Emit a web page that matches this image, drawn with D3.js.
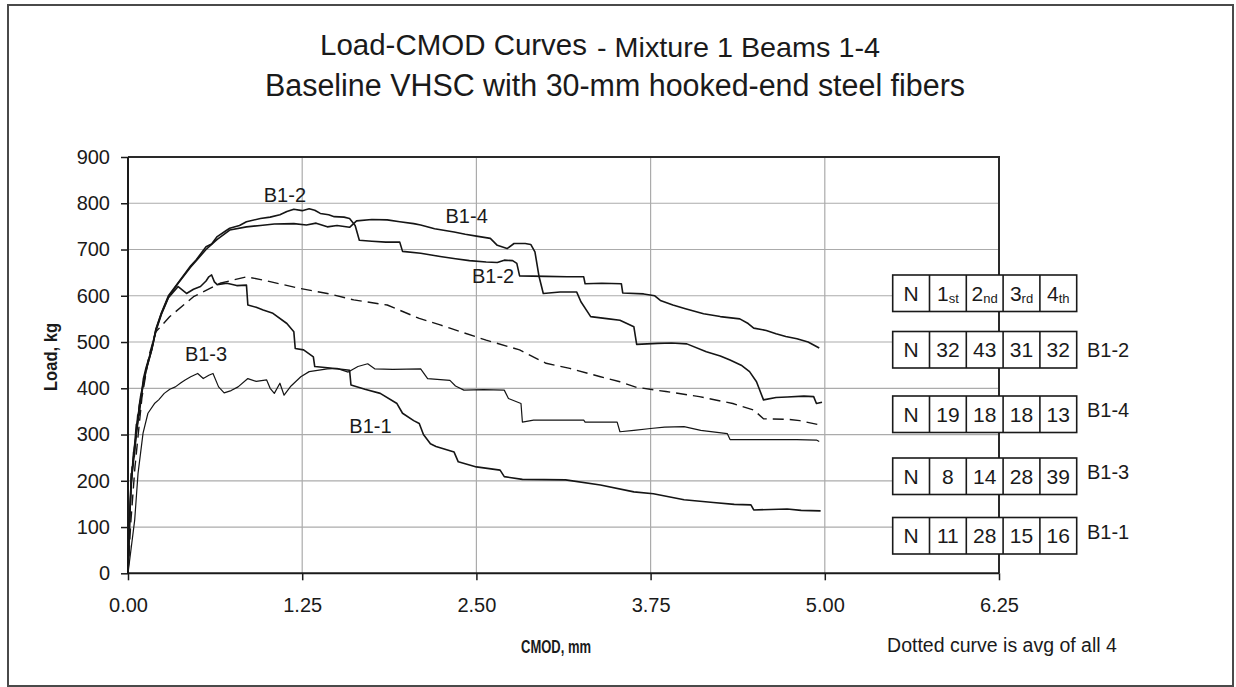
<!DOCTYPE html>
<html>
<head>
<meta charset="utf-8">
<script src="https://cdn.jsdelivr.net/npm/d3@7"></script>
<style>
  html, body { margin: 0; padding: 0; background: #fff; }
  svg { display: block; }
  text { font-family: "Liberation Sans", Arial, Helvetica, sans-serif; fill: #1a1a1a; }
</style>
</head>
<body>
<svg id="chart" width="1236" height="687"></svg>
<script>
// ---- data: CMOD (mm) vs load (kg) for each beam ----
const xTickValues = [0, 1.25, 2.5, 3.75, 5, 6.25];
const yTickValues = [0, 100, 200, 300, 400, 500, 600, 700, 800, 900];

const beamB12 = [
  [0,0],[0.01,110],[0.025,215],[0.02,180],[0.04,262],[0.035,232],[0.06,322],[0.055,292],[0.085,372],[0.08,342],
  [0.11,420],[0.13,445],[0.17,485],[0.2,528],[0.24,563],[0.29,600],[0.36,628],[0.45,665],[0.49,678],[0.56,706],
  [0.6,712],[0.64,728],[0.7,740],[0.73,746],[0.8,752],[0.85,760],[0.95,767],[1.02,770],[1.09,775],[1.14,782],
  [1.19,787],[1.25,784],[1.3,788],[1.34,785],[1.38,778],[1.44,775],[1.48,771],[1.55,770],[1.59,767],[1.63,752],
  [1.66,720],[1.75,718],[1.85,716],[1.95,716],[1.97,696],[2.1,692],[2.24,685],[2.35,680],[2.45,676],[2.57,673],
  [2.65,672],[2.7,677],[2.76,676],[2.79,670],[2.81,643],[3.0,642],[3.15,641],[3.27,641],[3.28,626],[3.4,627],
  [3.54,626],[3.55,606],[3.7,604],[3.78,600],[3.82,590],[3.91,580],[4.0,572],[4.13,561],[4.25,555],[4.39,550],
  [4.45,540],[4.49,530],[4.58,525],[4.65,518],[4.72,512],[4.8,507],[4.88,500],[4.96,487]
];

const beamB14 = [
  [0,0],[0.012,120],[0.03,230],[0.025,200],[0.05,282],[0.045,252],[0.07,342],[0.065,312],[0.09,382],[0.13,440],
  [0.17,483],[0.2,526],[0.24,562],[0.29,597],[0.36,627],[0.45,662],[0.49,676],[0.56,700],[0.64,722],[0.73,742],
  [0.85,749],[0.95,752],[1.05,755],[1.19,756],[1.28,753],[1.35,757],[1.43,749],[1.5,752],[1.59,748],[1.64,762],
  [1.75,765],[1.86,764],[1.95,760],[2.05,756],[2.1,753],[2.2,745],[2.34,738],[2.42,733],[2.5,729],[2.6,724],
  [2.65,709],[2.72,702],[2.77,713],[2.85,713],[2.89,711],[2.92,695],[2.95,641],[2.98,605],[3.1,608],[3.22,608],
  [3.25,587],[3.32,555],[3.45,550],[3.53,547],[3.63,533],[3.65,495],[3.8,497],[3.9,498],[4.01,496],[4.15,479],
  [4.25,470],[4.32,461],[4.4,450],[4.46,436],[4.51,414],[4.56,375],[4.65,380],[4.73,381],[4.85,383],[4.92,382],
  [4.94,367],[4.98,370]
];

const beamB13 = [
  [0,0],[0.048,115],[0.072,216],[0.108,303],[0.143,346],[0.19,367],[0.22,375],[0.26,389],[0.3,398],[0.34,403],
  [0.38,412],[0.41,418],[0.45,425],[0.5,432],[0.54,421],[0.58,428],[0.61,432],[0.65,403],[0.69,390],[0.74,395],
  [0.79,403],[0.86,421],[0.92,415],[0.995,418],[1.02,400],[1.05,389],[1.09,411],[1.12,385],[1.17,405],[1.24,425],
  [1.3,436],[1.43,442],[1.5,443],[1.58,435],[1.65,447],[1.72,453],[1.77,442],[1.9,441],[2.1,442],[2.15,421],
  [2.31,417],[2.35,405],[2.41,396],[2.55,397],[2.7,396],[2.73,378],[2.82,367],[2.83,327],[2.91,331],[3.1,331],
  [3.27,331],[3.28,327],[3.51,327],[3.53,306],[3.63,309],[3.75,313],[3.85,316],[3.99,317],[4.11,309],[4.3,302],
  [4.32,289],[4.58,289],[4.8,289],[4.94,288],[4.96,285]
];

const beamB11 = [
  [0,0],[0.012,115],[0.024,216],[0.02,190],[0.048,274],[0.04,250],[0.084,367],[0.13,439],[0.17,483],[0.2,524],
  [0.24,560],[0.29,596],[0.36,620],[0.42,605],[0.47,614],[0.52,620],[0.56,632],[0.58,641],[0.6,645],[0.62,630],
  [0.64,624],[0.71,627],[0.78,622],[0.85,623],[0.86,580],[0.92,575],[0.97,569],[1.04,562],[1.14,540],[1.19,522],
  [1.2,486],[1.26,483],[1.33,468],[1.34,447],[1.45,444],[1.59,439],[1.6,407],[1.7,398],[1.81,389],[1.93,367],
  [1.97,346],[2.05,330],[2.09,324],[2.12,300],[2.17,280],[2.21,274],[2.34,262],[2.37,241],[2.5,230],[2.67,223],
  [2.7,209],[2.83,203],[3.14,202],[3.39,191],[3.63,176],[3.77,172],[3.99,159],[4.2,153],[4.35,149],[4.47,148],
  [4.49,137],[4.73,139],[4.83,136],[4.97,135]
];

const beamAverage = [
  [0,0],[0.02,110],[0.05,230],[0.1,380],[0.15,470],[0.2,522],[0.3,555],[0.47,598],[0.66,627],[0.85,641],
  [0.97,634],[1.1,625],[1.23,616],[1.43,605],[1.62,591],[1.86,580],[2.09,551],[2.24,537],[2.31,530],[2.57,504],
  [2.81,483],[3.0,454],[3.17,443],[3.39,425],[3.53,414],[3.65,402],[3.86,393],[4.1,382],[4.34,367],[4.49,353],
  [4.56,334],[4.73,333],[4.82,330],[4.96,321]
];

const tableHeader = [["N",""],["1","st"],["2","nd"],["3","rd"],["4","th"]];
const tableBeams = ["B1-2", "B1-4", "B1-3", "B1-1"];
const tableCounts = [
  [32, 43, 31, 32],
  [19, 18, 18, 13],
  [8, 14, 28, 39],
  [11, 28, 15, 16]
];

// ---- layout ----
const svg = d3.select("#chart");
const plot = { left: 128, right: 999, top: 157, bottom: 573.3 };

const x = d3.scaleLinear().domain([0, 6.25]).range([plot.left, plot.right]);
const y = d3.scaleLinear().domain([0, 900]).range([plot.bottom, plot.top]);

// outer frame
svg.append("rect")
  .attr("x", 8).attr("y", 5).attr("width", 1225).attr("height", 681)
  .attr("fill", "#fff").attr("stroke", "#4a4a4a").attr("stroke-width", 2);

// titles
svg.append("text").attr("x", 320).attr("y", 55).attr("font-size", 30)
  .attr("textLength", 267).attr("lengthAdjust", "spacingAndGlyphs")
  .text("Load-CMOD Curves");
svg.append("text").attr("x", 597).attr("y", 57).attr("font-size", 28)
  .attr("textLength", 283).attr("lengthAdjust", "spacingAndGlyphs")
  .text("- Mixture 1 Beams 1-4");
svg.append("text").attr("x", 265).attr("y", 96).attr("font-size", 31)
  .attr("textLength", 700).attr("lengthAdjust", "spacingAndGlyphs")
  .text("Baseline VHSC with 30-mm hooked-end steel fibers");

// gridlines
const grid = svg.append("g");
grid.selectAll(".gy").data(yTickValues.filter(v => v > 0 && v < 900)).join("line")
  .attr("x1", plot.left).attr("x2", plot.right)
  .attr("y1", d => y(d)).attr("y2", d => y(d))
  .attr("stroke", "#ababab").attr("stroke-width", 1.2);
grid.selectAll(".gx").data(xTickValues.filter(v => v > 0 && v < 6.25)).join("line")
  .attr("x1", d => x(d)).attr("x2", d => x(d))
  .attr("y1", plot.top).attr("y2", plot.bottom)
  .attr("stroke", "#ababab").attr("stroke-width", 1.2);

// plot frame (top and right)
svg.append("path")
  .attr("d", `M${plot.left},${plot.top}H${plot.right}V${plot.bottom}`)
  .attr("fill", "none").attr("stroke", "#2a2a2a").attr("stroke-width", 2);

// axes
const yAxis = svg.append("g").attr("transform", `translate(${plot.left},0)`)
  .call(d3.axisLeft(y).tickValues(yTickValues).tickSize(7).tickPadding(11).tickFormat(d3.format("d")));
const xAxis = svg.append("g").attr("transform", `translate(0,${plot.bottom})`)
  .call(d3.axisBottom(x).tickValues(xTickValues).tickSize(7).tickPadding(18).tickFormat(d3.format(".2f")));
[yAxis, xAxis].forEach(a => {
  a.select(".domain").attr("stroke", "#1a1a1a").attr("stroke-width", 2);
  a.selectAll(".tick line").attr("stroke", "#1a1a1a").attr("stroke-width", 1.5);
  a.selectAll(".tick text").attr("font-size", 20).attr("fill", "#1a1a1a")
    .style("font-family", '"Liberation Sans", Arial, sans-serif');
});
yAxis.select(".domain").attr("d", `M0,${plot.top}V${plot.bottom}`);
xAxis.select(".domain").attr("d", `M${plot.left},0H${plot.right}`);

// axis titles
svg.append("text").attr("transform", `translate(57,357) rotate(-90)`)
  .attr("text-anchor", "middle").attr("font-size", 19).attr("font-weight", "bold")
  .attr("textLength", 68).attr("lengthAdjust", "spacingAndGlyphs")
  .text("Load, kg");
svg.append("text").attr("x", 556).attr("y", 653).attr("text-anchor", "middle")
  .attr("font-size", 19).attr("font-weight", "bold")
  .attr("textLength", 70).attr("lengthAdjust", "spacingAndGlyphs")
  .text("CMOD, mm");
svg.append("text").attr("x", 1002).attr("y", 652).attr("text-anchor", "middle")
  .attr("font-size", 19.5).text("Dotted curve is avg of all 4");

// count tables
const table = { left: 892.7, colW: 36.8, rowH: 36.5, tops: [275, 331.5, 396, 458, 517.5] };
const rows = [tableHeader].concat(tableCounts.map(r => [["N", ""]].concat(r.map(v => [String(v), ""]))));
const tg = svg.append("g");
rows.forEach((cells, i) => {
  const top = table.tops[i];
  const g = tg.append("g");
  g.append("rect").attr("x", table.left).attr("y", top)
    .attr("width", table.colW * cells.length).attr("height", table.rowH)
    .attr("fill", "#fff").attr("stroke", "#1a1a1a").attr("stroke-width", 1.6);
  g.selectAll("line").data(d3.range(1, cells.length)).join("line")
    .attr("x1", k => table.left + k * table.colW).attr("x2", k => table.left + k * table.colW)
    .attr("y1", top).attr("y2", top + table.rowH)
    .attr("stroke", "#1a1a1a").attr("stroke-width", 1.6);
  cells.forEach((c, k) => {
    const t = g.append("text").attr("x", table.left + (k + 0.5) * table.colW)
      .attr("y", top + table.rowH / 2 + 7.5).attr("text-anchor", "middle").attr("font-size", 21);
    t.append("tspan").text(c[0]);
    if (c[1]) t.append("tspan").attr("font-size", 13).attr("dy", 2).text(c[1]);
  });
  if (i > 0) {
    svg.append("text").attr("x", 1087).attr("y", top + table.rowH / 2 + 7 - (i === 1 ? 0 : 4))
      .attr("font-size", 20).text(tableBeams[i - 1]);
  }
});

// curves
const line = d3.line().x(d => x(d[0])).y(d => y(d[1]));
const curves = [
  { pts: beamB12, w: 1.6, dash: null },
  { pts: beamB14, w: 1.6, dash: null },
  { pts: beamB11, w: 1.6, dash: null },
  { pts: beamB13, w: 1.2, dash: null },
  { pts: beamAverage, w: 1.4, dash: "11,6" }
];
svg.append("g").selectAll("path").data(curves).join("path")
  .attr("d", d => line(d.pts))
  .attr("fill", "none").attr("stroke", "#151515")
  .attr("stroke-width", d => d.w)
  .attr("stroke-dasharray", d => d.dash)
  .attr("stroke-linejoin", "round");

// curve labels (placed in data units)
const curveLabels = [
  { text: "B1-2", cmod: 1.126, load: 818 },
  { text: "B1-4", cmod: 2.43, load: 772 },
  { text: "B1-2", cmod: 2.62, load: 643 },
  { text: "B1-3", cmod: 0.56, load: 474 },
  { text: "B1-1", cmod: 1.74, load: 318 }
];
svg.append("g").selectAll("text").data(curveLabels).join("text")
  .attr("x", d => x(d.cmod)).attr("y", d => y(d.load) + 7)
  .attr("text-anchor", "middle").attr("font-size", 20)
  .text(d => d.text);
</script>
</body>
</html>
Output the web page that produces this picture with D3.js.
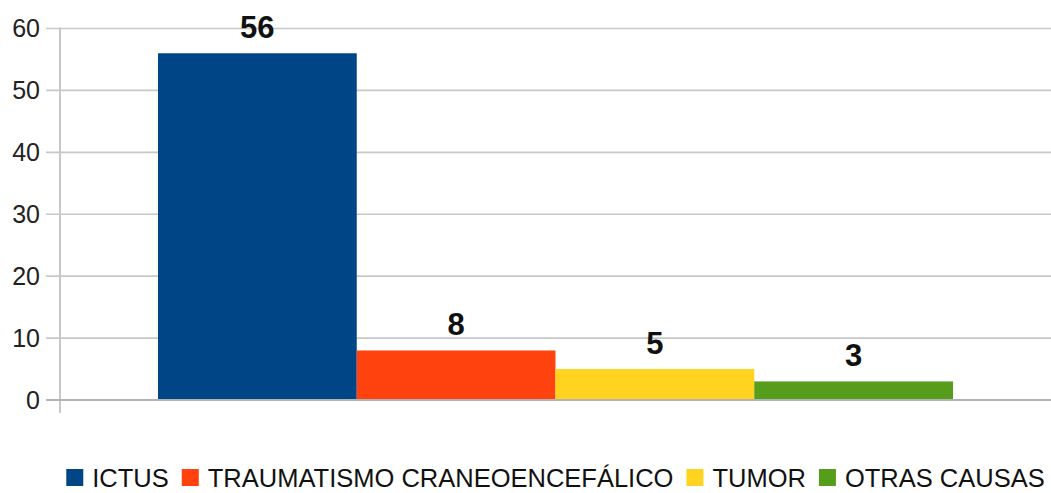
....................
▶ Work required
Up to and including the line with "700, 800, 900];", copy the data above from its first line. Skip pictures.

▶ Full response
Emit a web page that matches this image, drawn with D3.js.
<!DOCTYPE html>
<html>
<head>
<meta charset="utf-8">
<script src="https://cdn.jsdelivr.net/npm/d3@7"></script>
<style>
  html, body { margin: 0; padding: 0; background: #fff; }
  svg { display: block; }
  text { font-family: "Liberation Sans", Arial, Helvetica, sans-serif; fill: #1a1a1a; }
</style>
</head>
<body>
<svg id="chart" width="1236" height="687"></svg>
<script>
// ---- data: CMOD (mm) vs load (kg) for each beam ----
const xTickValues = [0, 1.25, 2.5, 3.75, 5, 6.25];
const yTickValues = [0, 100, 200, 300, 400, 500, 600, 700, 800, 900];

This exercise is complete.